Skip the Bank, Talk to the Seller: Understanding Seller Financing
Buying a home is a big step, and navigating the world of mortgages can feel overwhelming. You’ve got pre-approvals, interest rates, down payments – it’s enough to make anyone’s head spin! But what if there was another way? What if you could skip the bank altogether and work directly with the seller to finance your dream home?
That’s exactly what seller financing allows you to do. It’s a less traditional approach where the homeowner acts as the lender, providing you with a loan to purchase their property. Sounds intriguing, right? Let’s dive into how it works:
The Basics of Seller Financing:
In essence, seller financing is like getting a personal loan from the person selling their house. Instead of going through a bank for a mortgage, you negotiate the terms directly with the seller. This means agreeing on things like the purchase price, interest rate, repayment period (loan term), and down payment.
Why Choose Seller Financing?
There are several reasons why both buyers and sellers might find seller financing appealing:
* For Buyers:
* Easier qualification: Seller financing can be a lifesaver for those who struggle to get approved for traditional mortgages due to factors like credit history or income. Sellers may be more lenient with their requirements, opening doors for first-time buyers or individuals rebuilding their finances.
* Flexible terms: Negotiating directly allows you to potentially tailor the loan terms to your specific needs. Want a shorter repayment period? Or maybe a lower interest rate than what banks are offering? It’s all up for discussion.
* Faster closing: Seller financing often leads to quicker closings because there’s less paperwork and bureaucracy involved compared to traditional mortgage processes.
* For Sellers:
* Attract more buyers: Offering seller financing can broaden your pool of potential buyers, especially in a competitive market where not everyone can secure traditional financing.
* Consistent income stream: Receiving regular mortgage payments from the buyer provides a steady source of passive income for the seller.
* Potential tax benefits: Depending on the structure of the agreement, sellers may enjoy certain tax advantages.
Is Seller Financing Right for You?
While seller financing offers unique benefits, it’s crucial to weigh both pros and cons before jumping in:
Pros:
* Increased accessibility for buyers with less-than-perfect credit
* Potential for personalized loan terms
* Faster closing process
Cons:
* Higher interest rates compared to traditional mortgages are common.
* Riskier for sellers, as they’re essentially becoming the bank and taking on the responsibility of collecting payments.
* Legal complexities: It’s crucial to have a real estate attorney review all documentation to ensure everyone’s interests are protected.
Navigating Seller Financing:
If you’re considering seller financing, here are some steps to take:
1. Find a willing seller: Not every homeowner is open to seller financing, so it’s essential to find one who is.

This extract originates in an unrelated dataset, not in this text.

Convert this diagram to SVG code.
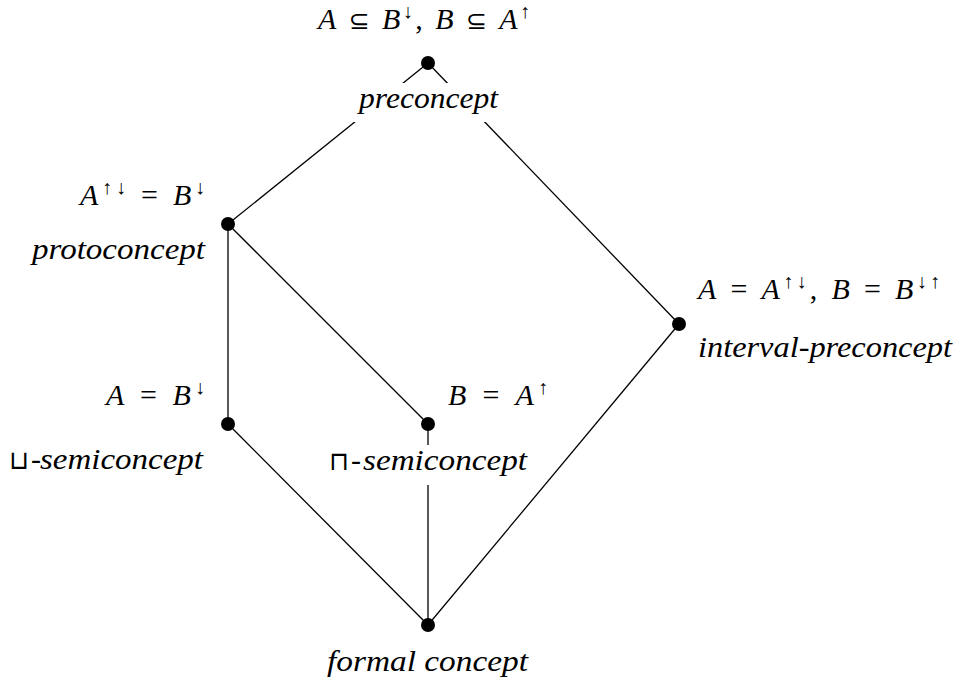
<svg xmlns="http://www.w3.org/2000/svg" width="960" height="687" viewBox="0 0 960 687">
<style>
.edge{stroke:#000;stroke-width:1.3;fill:none}
.dot{fill:#000}
.v{font-style:italic}
.bg{fill:#fff}
</style>
<g id="connectors">
<line class="edge" x1="428" y1="63" x2="228" y2="224"/>
<line class="edge" x1="428" y1="63" x2="679" y2="324"/>
<line class="edge" x1="228" y1="224" x2="228" y2="424"/>
<line class="edge" x1="228" y1="224" x2="428" y2="424"/>
<line class="edge" x1="428" y1="424" x2="428" y2="625"/>
<line class="edge" x1="228" y1="424" x2="428" y2="625"/>
<line class="edge" x1="679" y1="324" x2="428" y2="625"/>
</g>
<g font-family="Liberation Serif" font-size="30" fill="#000">
<g id="preconcept">
<circle class="dot" cx="428" cy="63" r="7"/>
<text x="318" y="29" textLength="212" lengthAdjust="spacing"><tspan class="v">A</tspan> <tspan font-family="DejaVu Sans" font-size="25">⊆</tspan> <tspan class="v">B</tspan><tspan font-size="20" dy="-11">↓</tspan><tspan dy="11">, </tspan><tspan class="v">B</tspan> <tspan font-family="DejaVu Sans" font-size="25">⊆</tspan> <tspan class="v">A</tspan><tspan font-size="20" dy="-11">↑</tspan></text>
<rect class="bg" x="350" y="83" width="155" height="39"/>
<text x="359" y="108" font-style="italic" textLength="139" lengthAdjust="spacingAndGlyphs">preconcept</text>
</g>
<g id="protoconcept">
<circle class="dot" cx="228" cy="224" r="7"/>
<text x="80" y="205" textLength="125" lengthAdjust="spacing"><tspan class="v">A</tspan><tspan font-size="20" dy="-11">↑↓</tspan><tspan dy="11"> = </tspan><tspan class="v">B</tspan><tspan font-size="20" dy="-11">↓</tspan></text>
<text x="32" y="259" font-style="italic" textLength="173" lengthAdjust="spacingAndGlyphs">protoconcept</text>
</g>
<g id="interval-preconcept">
<circle class="dot" cx="679" cy="324" r="7"/>
<text x="698" y="299" textLength="242" lengthAdjust="spacing"><tspan class="v">A</tspan> = <tspan class="v">A</tspan><tspan font-size="20" dy="-11">↑↓</tspan><tspan dy="11">, </tspan><tspan class="v">B</tspan> = <tspan class="v">B</tspan><tspan font-size="20" dy="-11">↓↑</tspan></text>
<text x="698" y="357" font-style="italic" textLength="254" lengthAdjust="spacingAndGlyphs">interval-preconcept</text>
</g>
<g id="join-semiconcept">
<circle class="dot" cx="228" cy="424" r="7"/>
<text x="106" y="405" textLength="99" lengthAdjust="spacing"><tspan class="v">A</tspan> = <tspan class="v">B</tspan><tspan font-size="20" dy="-11">↓</tspan></text>
<text y="469"><tspan font-family="DejaVu Sans" font-size="26" x="9">⊔</tspan><tspan x="31">-</tspan><tspan x="40" font-style="italic" textLength="163" lengthAdjust="spacingAndGlyphs">semiconcept</tspan></text>
</g>
<g id="meet-semiconcept">
<circle class="dot" cx="428" cy="424" r="7"/>
<text x="448" y="405" textLength="100" lengthAdjust="spacing"><tspan class="v">B</tspan> = <tspan class="v">A</tspan><tspan font-size="20" dy="-11">↑</tspan></text>
<rect class="bg" x="326" y="445" width="206" height="40"/>
<text y="470"><tspan font-family="DejaVu Sans" font-size="26" x="329">⊓</tspan><tspan x="351">-</tspan><tspan x="363" font-style="italic" textLength="164" lengthAdjust="spacingAndGlyphs">semiconcept</tspan></text>
</g>
<g id="formal-concept">
<circle class="dot" cx="428" cy="625" r="7"/>
<text x="327" y="671" font-style="italic" textLength="201" lengthAdjust="spacingAndGlyphs">formal concept</text>
</g>
</g>
</svg>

Look for properties advertised with “seller financing” or inquire directly with sellers about their willingness to consider this option.
2. Negotiate the terms: Work closely with both your real estate agent and an attorney to negotiate a fair and mutually agreeable contract outlining all loan details, including interest rates, repayment schedules, and any contingencies.
3. Get a home inspection: Just like with traditional financing, it’s crucial to have a professional inspect the property to identify any potential issues.
Seller financing can be a fantastic alternative for both buyers and sellers looking for flexibility and alternative pathways to homeownership. However, it’s important to approach this option with caution and seek expert advice to ensure a smooth and successful transaction.